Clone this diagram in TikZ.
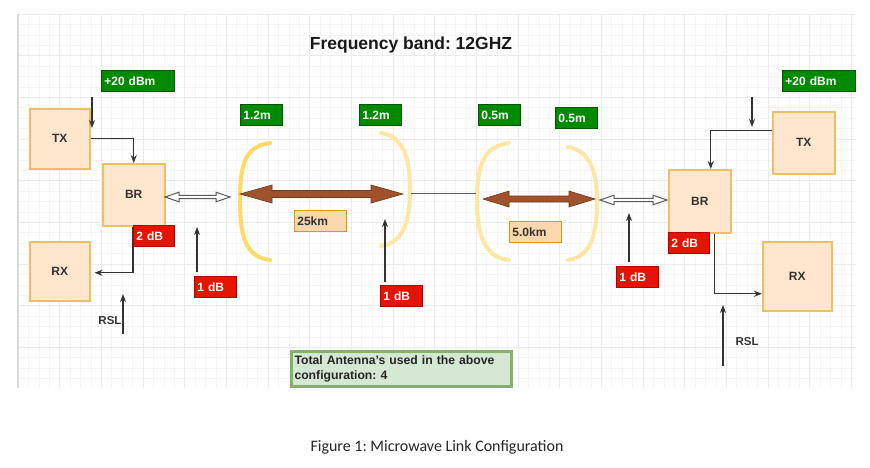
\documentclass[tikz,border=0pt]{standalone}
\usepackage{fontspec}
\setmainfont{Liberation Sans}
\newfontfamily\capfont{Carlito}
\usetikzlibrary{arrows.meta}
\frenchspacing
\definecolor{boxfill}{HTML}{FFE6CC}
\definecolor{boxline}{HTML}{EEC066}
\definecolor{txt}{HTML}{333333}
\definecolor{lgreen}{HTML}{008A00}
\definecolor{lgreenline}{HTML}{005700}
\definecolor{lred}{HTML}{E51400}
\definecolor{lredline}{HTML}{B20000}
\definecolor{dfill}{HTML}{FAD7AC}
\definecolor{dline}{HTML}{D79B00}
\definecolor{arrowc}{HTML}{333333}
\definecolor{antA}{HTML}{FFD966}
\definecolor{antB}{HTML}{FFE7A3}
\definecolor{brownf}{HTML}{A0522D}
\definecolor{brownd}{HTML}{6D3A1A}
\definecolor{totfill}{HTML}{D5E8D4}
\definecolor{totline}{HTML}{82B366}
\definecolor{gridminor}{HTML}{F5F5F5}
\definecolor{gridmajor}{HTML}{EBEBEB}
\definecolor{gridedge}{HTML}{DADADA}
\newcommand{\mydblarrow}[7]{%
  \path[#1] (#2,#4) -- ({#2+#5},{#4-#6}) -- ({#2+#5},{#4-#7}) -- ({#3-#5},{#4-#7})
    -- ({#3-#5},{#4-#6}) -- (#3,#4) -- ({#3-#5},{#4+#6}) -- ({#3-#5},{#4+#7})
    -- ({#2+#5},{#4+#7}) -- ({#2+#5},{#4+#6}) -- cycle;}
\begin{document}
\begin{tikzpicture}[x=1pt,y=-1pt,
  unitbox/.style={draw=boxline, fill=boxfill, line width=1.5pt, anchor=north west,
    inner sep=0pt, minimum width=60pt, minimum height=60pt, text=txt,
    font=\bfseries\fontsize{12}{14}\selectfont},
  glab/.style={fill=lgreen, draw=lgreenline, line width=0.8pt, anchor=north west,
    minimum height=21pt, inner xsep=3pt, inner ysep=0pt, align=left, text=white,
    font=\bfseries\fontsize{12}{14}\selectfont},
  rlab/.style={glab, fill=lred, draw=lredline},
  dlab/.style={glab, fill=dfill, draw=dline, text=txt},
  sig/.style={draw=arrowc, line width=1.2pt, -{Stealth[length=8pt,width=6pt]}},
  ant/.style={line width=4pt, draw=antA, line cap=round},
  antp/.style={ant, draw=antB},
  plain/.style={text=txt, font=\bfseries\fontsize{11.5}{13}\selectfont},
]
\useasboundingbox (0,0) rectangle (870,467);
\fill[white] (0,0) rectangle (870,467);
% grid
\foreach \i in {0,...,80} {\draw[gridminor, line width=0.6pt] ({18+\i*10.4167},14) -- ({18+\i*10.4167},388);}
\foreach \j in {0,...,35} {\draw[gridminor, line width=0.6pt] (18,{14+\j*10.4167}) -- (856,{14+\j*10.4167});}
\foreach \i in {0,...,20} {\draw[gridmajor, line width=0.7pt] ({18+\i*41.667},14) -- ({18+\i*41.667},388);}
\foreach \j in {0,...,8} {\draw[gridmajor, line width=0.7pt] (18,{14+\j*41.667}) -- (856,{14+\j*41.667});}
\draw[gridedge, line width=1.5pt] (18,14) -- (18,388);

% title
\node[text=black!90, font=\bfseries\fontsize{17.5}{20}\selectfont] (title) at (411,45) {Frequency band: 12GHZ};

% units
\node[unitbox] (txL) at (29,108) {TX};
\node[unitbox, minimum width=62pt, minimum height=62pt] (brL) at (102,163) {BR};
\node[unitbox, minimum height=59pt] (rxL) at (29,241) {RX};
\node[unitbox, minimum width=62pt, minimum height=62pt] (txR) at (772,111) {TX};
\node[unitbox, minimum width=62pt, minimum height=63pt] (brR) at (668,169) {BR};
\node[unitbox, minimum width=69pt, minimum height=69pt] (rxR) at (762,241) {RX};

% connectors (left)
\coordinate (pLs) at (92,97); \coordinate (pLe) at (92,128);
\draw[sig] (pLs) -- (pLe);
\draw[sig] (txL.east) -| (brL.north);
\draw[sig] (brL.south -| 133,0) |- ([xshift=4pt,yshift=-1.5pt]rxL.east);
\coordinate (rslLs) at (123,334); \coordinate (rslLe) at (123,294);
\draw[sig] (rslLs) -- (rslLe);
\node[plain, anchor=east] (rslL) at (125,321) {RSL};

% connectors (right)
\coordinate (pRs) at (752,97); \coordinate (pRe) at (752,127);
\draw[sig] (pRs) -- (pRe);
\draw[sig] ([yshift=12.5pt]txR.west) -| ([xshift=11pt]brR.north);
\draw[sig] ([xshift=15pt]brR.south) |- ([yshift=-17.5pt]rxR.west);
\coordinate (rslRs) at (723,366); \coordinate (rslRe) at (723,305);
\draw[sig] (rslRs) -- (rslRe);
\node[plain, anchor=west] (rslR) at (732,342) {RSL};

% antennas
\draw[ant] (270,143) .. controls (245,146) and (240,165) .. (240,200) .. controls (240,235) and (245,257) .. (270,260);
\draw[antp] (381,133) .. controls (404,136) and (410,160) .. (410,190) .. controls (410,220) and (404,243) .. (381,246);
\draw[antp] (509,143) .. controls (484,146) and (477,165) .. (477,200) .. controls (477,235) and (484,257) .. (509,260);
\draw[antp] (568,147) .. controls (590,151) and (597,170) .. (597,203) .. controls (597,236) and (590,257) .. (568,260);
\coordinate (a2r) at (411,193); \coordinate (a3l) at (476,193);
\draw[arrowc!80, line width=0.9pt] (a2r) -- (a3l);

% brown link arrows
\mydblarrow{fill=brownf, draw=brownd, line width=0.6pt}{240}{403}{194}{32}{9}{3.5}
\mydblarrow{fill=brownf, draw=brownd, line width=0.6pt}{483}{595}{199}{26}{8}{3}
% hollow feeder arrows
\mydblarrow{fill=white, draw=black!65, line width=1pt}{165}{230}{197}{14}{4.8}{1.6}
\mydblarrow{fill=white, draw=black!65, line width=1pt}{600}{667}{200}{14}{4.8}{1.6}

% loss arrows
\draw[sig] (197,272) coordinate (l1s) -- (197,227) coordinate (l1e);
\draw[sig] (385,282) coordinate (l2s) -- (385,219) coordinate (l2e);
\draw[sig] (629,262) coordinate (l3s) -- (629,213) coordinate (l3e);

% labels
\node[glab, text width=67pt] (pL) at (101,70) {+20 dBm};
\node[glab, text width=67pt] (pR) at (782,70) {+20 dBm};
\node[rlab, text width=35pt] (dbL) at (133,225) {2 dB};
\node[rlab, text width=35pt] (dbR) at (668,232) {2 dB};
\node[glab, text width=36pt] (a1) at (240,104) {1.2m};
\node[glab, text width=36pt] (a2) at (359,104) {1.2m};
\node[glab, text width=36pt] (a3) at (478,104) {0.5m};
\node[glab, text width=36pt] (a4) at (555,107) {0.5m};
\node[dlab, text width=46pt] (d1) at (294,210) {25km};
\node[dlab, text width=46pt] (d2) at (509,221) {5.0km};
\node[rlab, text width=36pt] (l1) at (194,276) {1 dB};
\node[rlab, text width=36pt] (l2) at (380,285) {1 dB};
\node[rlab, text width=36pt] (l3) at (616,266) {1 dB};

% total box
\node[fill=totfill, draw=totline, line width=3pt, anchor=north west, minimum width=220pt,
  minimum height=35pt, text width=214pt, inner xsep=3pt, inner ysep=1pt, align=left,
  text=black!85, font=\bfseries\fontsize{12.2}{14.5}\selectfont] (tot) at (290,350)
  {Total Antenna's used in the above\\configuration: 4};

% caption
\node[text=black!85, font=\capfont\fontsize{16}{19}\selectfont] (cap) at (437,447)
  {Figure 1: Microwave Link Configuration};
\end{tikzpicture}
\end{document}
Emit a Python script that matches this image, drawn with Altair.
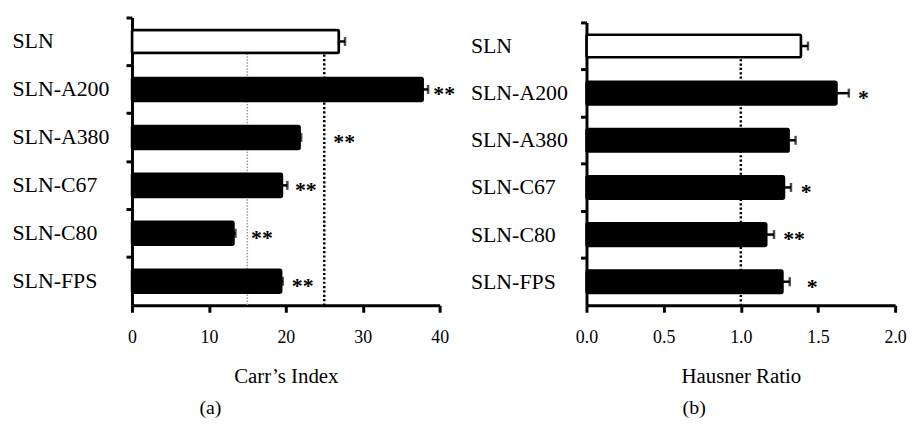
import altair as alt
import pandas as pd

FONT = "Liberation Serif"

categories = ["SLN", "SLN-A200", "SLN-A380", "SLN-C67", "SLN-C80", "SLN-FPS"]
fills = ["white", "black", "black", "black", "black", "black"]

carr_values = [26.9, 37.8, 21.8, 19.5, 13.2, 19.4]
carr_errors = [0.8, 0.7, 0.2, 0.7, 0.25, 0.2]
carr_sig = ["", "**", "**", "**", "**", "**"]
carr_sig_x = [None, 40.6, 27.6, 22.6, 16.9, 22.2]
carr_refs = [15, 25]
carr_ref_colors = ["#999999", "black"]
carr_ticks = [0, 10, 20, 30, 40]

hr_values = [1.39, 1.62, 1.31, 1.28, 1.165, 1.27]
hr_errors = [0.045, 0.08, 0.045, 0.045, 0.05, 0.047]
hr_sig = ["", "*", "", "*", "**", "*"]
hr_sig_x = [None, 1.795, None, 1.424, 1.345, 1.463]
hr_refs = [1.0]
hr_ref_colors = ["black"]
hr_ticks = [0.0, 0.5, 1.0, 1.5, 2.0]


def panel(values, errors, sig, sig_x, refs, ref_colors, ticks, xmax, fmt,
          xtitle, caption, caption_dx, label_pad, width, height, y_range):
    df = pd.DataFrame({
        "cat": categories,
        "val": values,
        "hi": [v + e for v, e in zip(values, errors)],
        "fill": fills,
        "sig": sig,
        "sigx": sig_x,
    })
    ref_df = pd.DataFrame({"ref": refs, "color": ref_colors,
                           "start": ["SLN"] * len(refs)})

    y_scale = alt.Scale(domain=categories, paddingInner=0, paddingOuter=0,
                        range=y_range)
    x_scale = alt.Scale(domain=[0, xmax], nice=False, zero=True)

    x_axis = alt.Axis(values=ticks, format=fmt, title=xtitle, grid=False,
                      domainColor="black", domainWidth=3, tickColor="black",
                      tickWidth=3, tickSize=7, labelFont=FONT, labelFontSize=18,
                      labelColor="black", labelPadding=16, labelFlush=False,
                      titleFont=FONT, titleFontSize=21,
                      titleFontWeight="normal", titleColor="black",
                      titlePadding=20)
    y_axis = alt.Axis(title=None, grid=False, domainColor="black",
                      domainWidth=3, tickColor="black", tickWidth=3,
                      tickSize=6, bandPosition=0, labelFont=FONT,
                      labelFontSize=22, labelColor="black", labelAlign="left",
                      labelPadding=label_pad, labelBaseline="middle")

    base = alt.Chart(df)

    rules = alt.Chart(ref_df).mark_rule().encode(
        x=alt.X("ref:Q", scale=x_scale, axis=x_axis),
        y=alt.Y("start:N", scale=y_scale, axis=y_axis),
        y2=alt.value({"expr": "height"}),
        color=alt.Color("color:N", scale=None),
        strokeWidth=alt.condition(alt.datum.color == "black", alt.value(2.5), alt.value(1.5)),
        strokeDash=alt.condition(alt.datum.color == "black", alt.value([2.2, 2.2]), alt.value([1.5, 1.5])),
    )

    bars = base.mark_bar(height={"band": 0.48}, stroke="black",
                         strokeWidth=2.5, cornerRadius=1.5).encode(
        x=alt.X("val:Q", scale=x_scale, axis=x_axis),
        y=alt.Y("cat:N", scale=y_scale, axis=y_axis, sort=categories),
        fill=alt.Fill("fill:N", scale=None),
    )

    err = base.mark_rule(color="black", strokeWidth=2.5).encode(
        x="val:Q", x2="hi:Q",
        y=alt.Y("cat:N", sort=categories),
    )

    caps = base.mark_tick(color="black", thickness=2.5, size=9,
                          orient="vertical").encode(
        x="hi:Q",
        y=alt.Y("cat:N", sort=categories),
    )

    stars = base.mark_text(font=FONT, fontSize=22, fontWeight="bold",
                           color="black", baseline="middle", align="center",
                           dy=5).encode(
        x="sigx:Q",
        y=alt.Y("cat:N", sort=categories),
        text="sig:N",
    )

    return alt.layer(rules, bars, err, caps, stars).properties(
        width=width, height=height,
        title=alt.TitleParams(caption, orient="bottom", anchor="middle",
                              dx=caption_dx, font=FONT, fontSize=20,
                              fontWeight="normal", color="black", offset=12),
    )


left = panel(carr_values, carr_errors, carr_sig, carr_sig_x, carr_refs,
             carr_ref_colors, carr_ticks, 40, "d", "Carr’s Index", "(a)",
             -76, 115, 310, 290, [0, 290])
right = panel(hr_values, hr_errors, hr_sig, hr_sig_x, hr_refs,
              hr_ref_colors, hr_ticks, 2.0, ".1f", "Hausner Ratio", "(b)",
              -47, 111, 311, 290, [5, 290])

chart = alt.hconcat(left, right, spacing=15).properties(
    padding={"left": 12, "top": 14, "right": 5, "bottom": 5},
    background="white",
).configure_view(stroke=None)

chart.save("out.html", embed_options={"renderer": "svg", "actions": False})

──────────────────────────────

Look over the material above and show each line where "this" appears.

■ **FINISHED TASK**
Clone this diagram in TikZ.
Emit a Python script that matches this image, drawn with Altair.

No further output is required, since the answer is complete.